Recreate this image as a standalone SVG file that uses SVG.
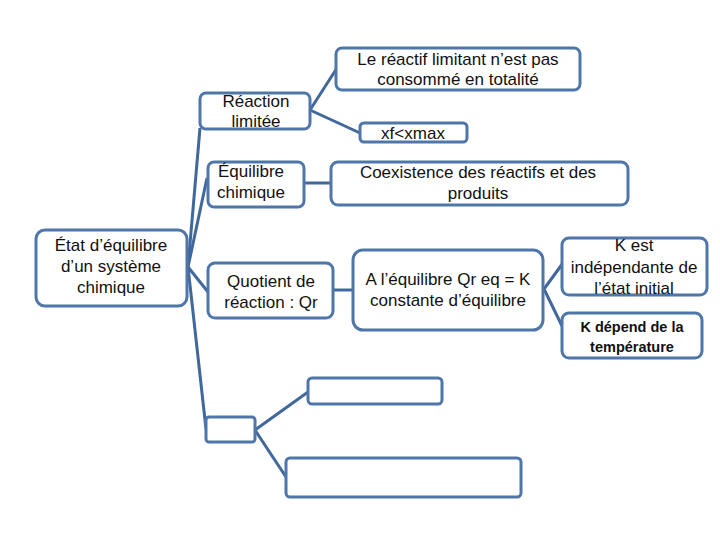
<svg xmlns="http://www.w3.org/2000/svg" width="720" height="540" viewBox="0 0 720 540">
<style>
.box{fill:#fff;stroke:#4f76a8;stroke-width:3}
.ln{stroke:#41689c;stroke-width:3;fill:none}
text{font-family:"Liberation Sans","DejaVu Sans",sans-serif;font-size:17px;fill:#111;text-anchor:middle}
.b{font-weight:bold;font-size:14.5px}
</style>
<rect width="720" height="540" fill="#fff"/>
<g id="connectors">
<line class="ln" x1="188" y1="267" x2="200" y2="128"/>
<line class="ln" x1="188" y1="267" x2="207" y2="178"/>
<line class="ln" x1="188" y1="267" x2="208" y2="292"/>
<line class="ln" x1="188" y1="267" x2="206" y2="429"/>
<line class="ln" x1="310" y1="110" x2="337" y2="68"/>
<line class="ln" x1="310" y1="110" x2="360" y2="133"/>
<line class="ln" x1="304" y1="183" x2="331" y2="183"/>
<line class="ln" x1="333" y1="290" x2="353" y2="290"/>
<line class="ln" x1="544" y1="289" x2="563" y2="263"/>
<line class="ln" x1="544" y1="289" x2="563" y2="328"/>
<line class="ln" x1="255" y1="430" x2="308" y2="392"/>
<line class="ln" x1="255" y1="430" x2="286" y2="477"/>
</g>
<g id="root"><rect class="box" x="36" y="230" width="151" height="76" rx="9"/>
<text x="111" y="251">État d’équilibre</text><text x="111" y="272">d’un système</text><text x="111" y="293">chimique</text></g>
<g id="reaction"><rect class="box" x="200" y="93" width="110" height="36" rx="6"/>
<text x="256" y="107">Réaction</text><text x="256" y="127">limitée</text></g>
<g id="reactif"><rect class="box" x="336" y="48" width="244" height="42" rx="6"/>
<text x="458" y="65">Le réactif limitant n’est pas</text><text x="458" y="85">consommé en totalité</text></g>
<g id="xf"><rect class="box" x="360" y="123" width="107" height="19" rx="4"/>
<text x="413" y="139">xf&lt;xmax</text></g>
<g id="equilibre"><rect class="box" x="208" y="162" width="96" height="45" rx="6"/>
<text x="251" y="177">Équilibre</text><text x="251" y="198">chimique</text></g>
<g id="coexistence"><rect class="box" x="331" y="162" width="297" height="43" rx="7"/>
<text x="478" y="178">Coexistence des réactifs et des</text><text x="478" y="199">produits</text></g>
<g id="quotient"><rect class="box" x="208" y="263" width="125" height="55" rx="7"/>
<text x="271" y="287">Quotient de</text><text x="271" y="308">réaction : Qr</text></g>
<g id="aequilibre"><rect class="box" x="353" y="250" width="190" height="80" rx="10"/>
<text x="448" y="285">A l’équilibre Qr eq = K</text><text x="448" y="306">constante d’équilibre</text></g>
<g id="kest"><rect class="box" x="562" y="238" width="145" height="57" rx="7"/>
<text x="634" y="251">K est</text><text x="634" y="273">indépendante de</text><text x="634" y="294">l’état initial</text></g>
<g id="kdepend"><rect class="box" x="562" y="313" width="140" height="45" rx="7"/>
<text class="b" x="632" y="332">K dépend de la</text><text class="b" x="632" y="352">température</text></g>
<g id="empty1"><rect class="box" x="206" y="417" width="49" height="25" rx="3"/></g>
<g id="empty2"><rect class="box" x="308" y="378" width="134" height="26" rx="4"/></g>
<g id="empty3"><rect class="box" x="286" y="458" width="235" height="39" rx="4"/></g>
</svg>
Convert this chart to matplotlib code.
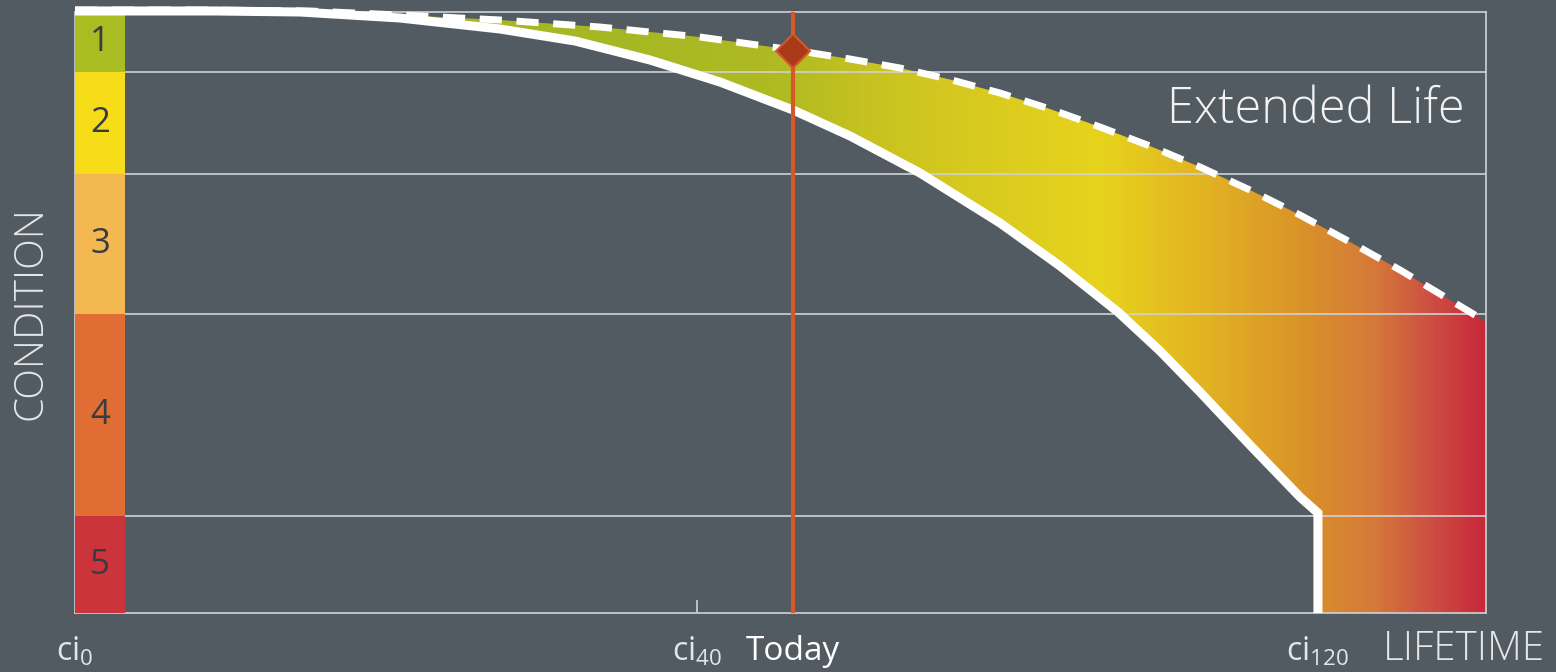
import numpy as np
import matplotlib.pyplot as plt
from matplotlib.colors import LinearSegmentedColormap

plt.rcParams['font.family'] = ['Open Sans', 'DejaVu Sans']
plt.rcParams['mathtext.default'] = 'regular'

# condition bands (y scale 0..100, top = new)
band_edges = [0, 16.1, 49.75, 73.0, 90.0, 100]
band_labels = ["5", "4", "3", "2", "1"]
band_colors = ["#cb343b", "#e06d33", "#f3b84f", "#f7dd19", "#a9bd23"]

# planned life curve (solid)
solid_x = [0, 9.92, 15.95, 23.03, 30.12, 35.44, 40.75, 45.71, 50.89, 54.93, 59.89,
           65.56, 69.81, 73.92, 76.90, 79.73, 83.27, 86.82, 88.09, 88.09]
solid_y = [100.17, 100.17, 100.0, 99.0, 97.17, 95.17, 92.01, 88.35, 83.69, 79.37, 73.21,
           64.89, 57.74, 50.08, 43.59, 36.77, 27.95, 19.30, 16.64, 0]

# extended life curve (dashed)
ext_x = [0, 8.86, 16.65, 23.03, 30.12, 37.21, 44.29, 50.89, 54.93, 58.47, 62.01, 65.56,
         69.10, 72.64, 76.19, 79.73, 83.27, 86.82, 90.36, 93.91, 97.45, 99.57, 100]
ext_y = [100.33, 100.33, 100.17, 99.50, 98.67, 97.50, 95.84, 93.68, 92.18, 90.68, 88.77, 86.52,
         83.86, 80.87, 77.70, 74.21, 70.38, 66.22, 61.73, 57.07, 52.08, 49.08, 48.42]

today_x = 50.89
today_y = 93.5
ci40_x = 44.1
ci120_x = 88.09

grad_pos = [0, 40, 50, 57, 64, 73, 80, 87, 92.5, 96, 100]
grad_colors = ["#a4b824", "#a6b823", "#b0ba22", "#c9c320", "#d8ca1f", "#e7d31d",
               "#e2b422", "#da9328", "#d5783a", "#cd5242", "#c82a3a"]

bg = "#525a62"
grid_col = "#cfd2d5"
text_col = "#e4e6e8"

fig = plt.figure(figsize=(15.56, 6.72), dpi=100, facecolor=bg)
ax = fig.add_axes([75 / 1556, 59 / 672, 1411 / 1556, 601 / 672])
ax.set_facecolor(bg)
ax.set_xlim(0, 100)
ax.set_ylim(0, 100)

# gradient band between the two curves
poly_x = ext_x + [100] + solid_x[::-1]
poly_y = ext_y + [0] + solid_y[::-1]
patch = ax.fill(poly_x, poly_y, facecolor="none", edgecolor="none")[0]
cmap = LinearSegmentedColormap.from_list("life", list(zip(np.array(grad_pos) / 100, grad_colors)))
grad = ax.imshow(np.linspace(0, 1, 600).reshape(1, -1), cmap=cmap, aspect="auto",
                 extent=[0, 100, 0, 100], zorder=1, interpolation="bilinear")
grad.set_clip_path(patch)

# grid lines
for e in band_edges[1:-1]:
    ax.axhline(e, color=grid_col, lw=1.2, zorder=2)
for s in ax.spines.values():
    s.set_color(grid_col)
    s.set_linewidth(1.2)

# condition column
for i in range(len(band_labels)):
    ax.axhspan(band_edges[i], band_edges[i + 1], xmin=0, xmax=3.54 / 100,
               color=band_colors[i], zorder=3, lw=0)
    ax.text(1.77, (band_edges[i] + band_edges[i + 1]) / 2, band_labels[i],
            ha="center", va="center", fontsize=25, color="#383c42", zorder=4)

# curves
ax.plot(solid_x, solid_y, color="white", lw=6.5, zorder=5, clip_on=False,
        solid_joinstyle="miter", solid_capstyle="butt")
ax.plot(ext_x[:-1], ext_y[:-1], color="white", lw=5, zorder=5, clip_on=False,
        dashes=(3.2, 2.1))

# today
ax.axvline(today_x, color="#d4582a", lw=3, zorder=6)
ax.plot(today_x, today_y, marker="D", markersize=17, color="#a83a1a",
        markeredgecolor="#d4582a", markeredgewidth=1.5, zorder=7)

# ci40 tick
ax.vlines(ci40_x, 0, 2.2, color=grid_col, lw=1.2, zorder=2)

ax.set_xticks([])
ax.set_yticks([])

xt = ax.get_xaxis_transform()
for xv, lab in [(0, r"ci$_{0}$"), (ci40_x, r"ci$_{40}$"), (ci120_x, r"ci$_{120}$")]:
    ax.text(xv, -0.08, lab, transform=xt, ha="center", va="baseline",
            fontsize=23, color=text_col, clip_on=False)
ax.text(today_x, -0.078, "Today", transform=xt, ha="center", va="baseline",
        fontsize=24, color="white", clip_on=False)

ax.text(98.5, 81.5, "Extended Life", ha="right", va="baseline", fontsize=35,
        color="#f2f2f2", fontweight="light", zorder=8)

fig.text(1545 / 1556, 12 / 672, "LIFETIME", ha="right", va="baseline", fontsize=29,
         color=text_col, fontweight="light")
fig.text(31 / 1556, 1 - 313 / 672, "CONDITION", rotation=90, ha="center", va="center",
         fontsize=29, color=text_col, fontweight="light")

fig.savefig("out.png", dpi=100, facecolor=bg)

┄┄┄┄┄┄

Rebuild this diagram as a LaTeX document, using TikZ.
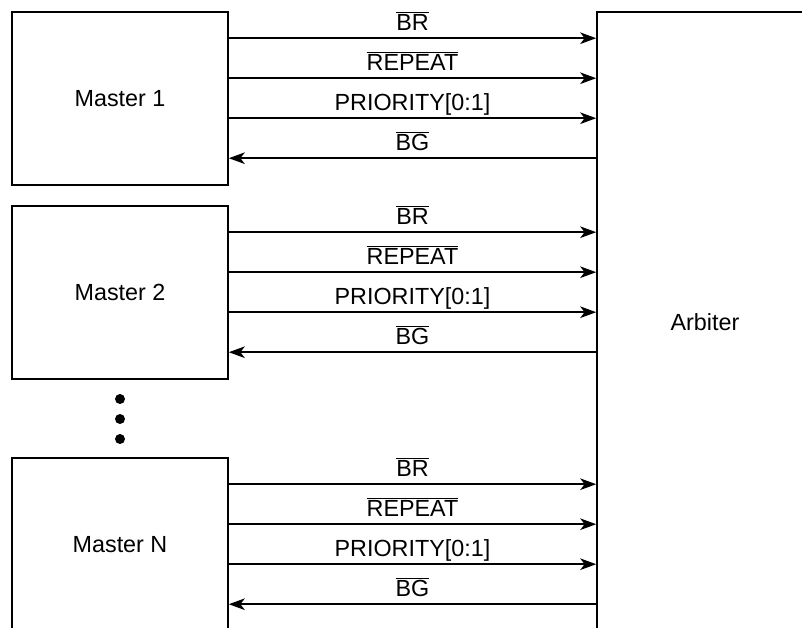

┄┄┄┄┄┄

• Aim: Using the data above, print only the lines starting at the one with "Convert this chart to matplotlib code." and ending at the one with "plt.rcParams['mathtext.default'] = 'regular'", exactly as they stand, minus the pictures.

• Correct answer:
Convert this chart to matplotlib code.
import numpy as np
import matplotlib.pyplot as plt
from matplotlib.colors import LinearSegmentedColormap

plt.rcParams['font.family'] = ['Open Sans', 'DejaVu Sans']
plt.rcParams['mathtext.default'] = 'regular'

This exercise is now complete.